Start

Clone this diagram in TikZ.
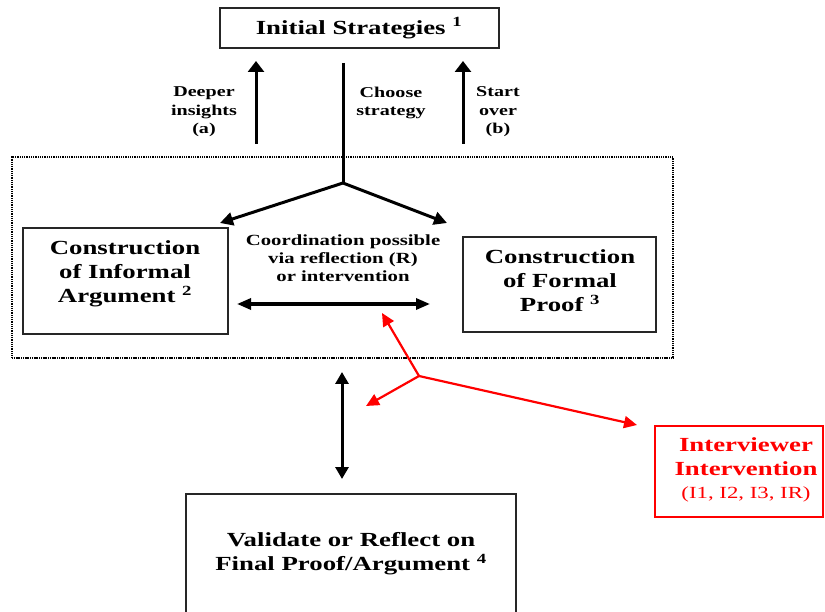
\documentclass[tikz,border=0pt]{standalone}
\usepackage{fontspec}
\setmainfont{Liberation Serif}[FakeStretch=1.34]
\usetikzlibrary{arrows.meta}
\definecolor{ired}{RGB}{255,0,0}
\begin{document}
\begin{tikzpicture}[x=1pt,y=-1pt,
  box/.style={draw=black!85,line width=1.6pt,inner sep=0pt},
  bigtext/.style={align=center,inner sep=0pt,font=\fontsize{20}{24}\selectfont\bfseries},
  smalltext/.style={align=center,inner sep=0pt,font=\fontsize{15}{18.5}\selectfont\bfseries},
  vtip/.style={line width=3pt,#1{Triangle[length=11pt,width=16pt]}},
  dtip/.style={line width=3pt,-{Triangle[length=13pt,width=13pt]}},
  redflow/.style={draw=ired,line width=2.2pt,-{Triangle[length=13pt,width=12pt]}},
  group/.style={draw,line width=2pt,dash pattern=on 1.1pt off 0.7pt,inner sep=0pt}]
\useasboundingbox (0,0) rectangle (825,612);

% top box
\node[box,minimum width=279pt,minimum height=40pt] (init) at (359.5,28) {};
\node[bigtext] (inittext) at (359,28) {Initial Strategies \textsuperscript{1}};

% dotted frame around the two construction phases
\node[group,minimum width=661pt,minimum height=201pt] (frame) at (342.5,257.5) {};

% construction boxes
\node[box,minimum width=205pt,minimum height=106pt] (inf) at (125.5,281) {};
\node[bigtext] (inftext) at (125,274) {Construction\\of Informal\\Argument \textsuperscript{2}};
\node[box,minimum width=193pt,minimum height=95pt] (form) at (559.5,284.5) {};
\node[bigtext] (formtext) at (560,281) {Construction\\of Formal\\Proof \textsuperscript{3}};

\node[align=center,inner sep=0pt,font=\fontsize{15.5}{18}\selectfont\bfseries] (coord) at (343,258)
  {Coordination possible\\via reflection (R)\\or intervention};

% final box, running past the lower edge
\node[box,minimum width=330pt,minimum height=150pt,anchor=north] (final) at (351,493) {};
\node[bigtext] (finaltext) at (351,554) {Validate or Reflect on\\Final Proof/Argument \textsuperscript{4}};

% interviewer box
\node[draw=ired,line width=1.2pt,minimum width=168pt,minimum height=91pt,inner sep=0pt] (intv) at (739,471.5) {};
\node[align=center,inner sep=0pt,text=ired,font=\fontsize{20}{23.5}\selectfont\bfseries] (intvtext) at (746,470)
  {Interviewer\\Intervention\\\fontsize{17}{20}\selectfont\mdseries (I1, I2, I3, IR)};

% side labels
\node[smalltext] (la) at (204,112) {Deeper\\insights\\(a)};
\node[smalltext] (lc) at (391,103) {Choose\\strategy};
\node[smalltext] (lb) at (498,112) {Start\\over\\(b)};

% connector end points
\coordinate (a0) at (256,144);
\coordinate (a1) at (256,61);
\coordinate (b0) at (463,144);
\coordinate (b1) at (463,61);
\coordinate (c0) at (343,63);
\coordinate (cj) at (343,183);
\coordinate (cl) at (220,223);
\coordinate (cr) at (447,223);
\coordinate (h0) at (237,304);
\coordinate (h1) at (430,304);
\coordinate (v0) at (342,372);
\coordinate (v1) at (342,479);
\coordinate (rj) at (419,376);
\coordinate (r1) at (382,313);
\coordinate (r2) at (366,406);
\coordinate (r3) at (637,425);

% black connectors
\draw[vtip=-] (a0) -- (a1);
\draw[vtip=-] (b0) -- (b1);
\draw[line width=3pt] (c0) -- (cj);
\draw[dtip,line join=miter] (cj) -- (cl);
\draw[dtip,line join=miter] (cj) -- (cr);
\draw[line width=3.2pt,{Triangle[length=14pt,width=11pt]}-{Triangle[length=14pt,width=11pt]}] (h0) -- (h1);
\draw[line width=3pt,{Triangle[length=12pt,width=13pt]}-{Triangle[length=12pt,width=13pt]}] (v0) -- (v1);

% red intervention connectors
\draw[redflow] (rj) -- (r1);
\draw[redflow] (rj) -- (r2);
\draw[redflow] (rj) -- (r3);
\end{tikzpicture}
\end{document}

End

» **Exercise instructions**: Return each line from the material above exactly, but not the pictures.

» **The output**:
Clone this diagram in TikZ.
\documentclass[tikz,border=0pt]{standalone}
\usepackage{fontspec}
\setmainfont{Liberation Serif}[FakeStretch=1.34]
\usetikzlibrary{arrows.meta}
\definecolor{ired}{RGB}{255,0,0}
\begin{document}
\begin{tikzpicture}[x=1pt,y=-1pt,
  box/.style={draw=black!85,line width=1.6pt,inner sep=0pt},
  bigtext/.style={align=center,inner sep=0pt,font=\fontsize{20}{24}\selectfont\bfseries},
  smalltext/.style={align=center,inner sep=0pt,font=\fontsize{15}{18.5}\selectfont\bfseries},
  vtip/.style={line width=3pt,#1{Triangle[length=11pt,width=16pt]}},
  dtip/.style={line width=3pt,-{Triangle[length=13pt,width=13pt]}},
  redflow/.style={draw=ired,line width=2.2pt,-{Triangle[length=13pt,width=12pt]}},
  group/.style={draw,line width=2pt,dash pattern=on 1.1pt off 0.7pt,inner sep=0pt}]
\useasboundingbox (0,0) rectangle (825,612);

% top box
\node[box,minimum width=279pt,minimum height=40pt] (init) at (359.5,28) {};
\node[bigtext] (inittext) at (359,28) {Initial Strategies \textsuperscript{1}};

% dotted frame around the two construction phases
\node[group,minimum width=661pt,minimum height=201pt] (frame) at (342.5,257.5) {};

% construction boxes
\node[box,minimum width=205pt,minimum height=106pt] (inf) at (125.5,281) {};
\node[bigtext] (inftext) at (125,274) {Construction\\of Informal\\Argument \textsuperscript{2}};
\node[box,minimum width=193pt,minimum height=95pt] (form) at (559.5,284.5) {};
\node[bigtext] (formtext) at (560,281) {Construction\\of Formal\\Proof \textsuperscript{3}};

\node[align=center,inner sep=0pt,font=\fontsize{15.5}{18}\selectfont\bfseries] (coord) at (343,258)
  {Coordination possible\\via reflection (R)\\or intervention};

% final box, running past the lower edge
\node[box,minimum width=330pt,minimum height=150pt,anchor=north] (final) at (351,493) {};
\node[bigtext] (finaltext) at (351,554) {Validate or Reflect on\\Final Proof/Argument \textsuperscript{4}};

% interviewer box
\node[draw=ired,line width=1.2pt,minimum width=168pt,minimum height=91pt,inner sep=0pt] (intv) at (739,471.5) {};
\node[align=center,inner sep=0pt,text=ired,font=\fontsize{20}{23.5}\selectfont\bfseries] (intvtext) at (746,470)
  {Interviewer\\Intervention\\\fontsize{17}{20}\selectfont\mdseries (I1, I2, I3, IR)};

% side labels
\node[smalltext] (la) at (204,112) {Deeper\\insights\\(a)};
\node[smalltext] (lc) at (391,103) {Choose\\strategy};
\node[smalltext] (lb) at (498,112) {Start\\over\\(b)};

% connector end points
\coordinate (a0) at (256,144);
\coordinate (a1) at (256,61);
\coordinate (b0) at (463,144);
\coordinate (b1) at (463,61);
\coordinate (c0) at (343,63);
\coordinate (cj) at (343,183);
\coordinate (cl) at (220,223);
\coordinate (cr) at (447,223);
\coordinate (h0) at (237,304);
\coordinate (h1) at (430,304);
\coordinate (v0) at (342,372);
\coordinate (v1) at (342,479);
\coordinate (rj) at (419,376);
\coordinate (r1) at (382,313);
\coordinate (r2) at (366,406);
\coordinate (r3) at (637,425);

% black connectors
\draw[vtip=-] (a0) -- (a1);
\draw[vtip=-] (b0) -- (b1);
\draw[line width=3pt] (c0) -- (cj);
\draw[dtip,line join=miter] (cj) -- (cl);
\draw[dtip,line join=miter] (cj) -- (cr);
\draw[line width=3.2pt,{Triangle[length=14pt,width=11pt]}-{Triangle[length=14pt,width=11pt]}] (h0) -- (h1);
\draw[line width=3pt,{Triangle[length=12pt,width=13pt]}-{Triangle[length=12pt,width=13pt]}] (v0) -- (v1);

% red intervention connectors
\draw[redflow] (rj) -- (r1);
\draw[redflow] (rj) -- (r2);
\draw[redflow] (rj) -- (r3);
\end{tikzpicture}
\end{document}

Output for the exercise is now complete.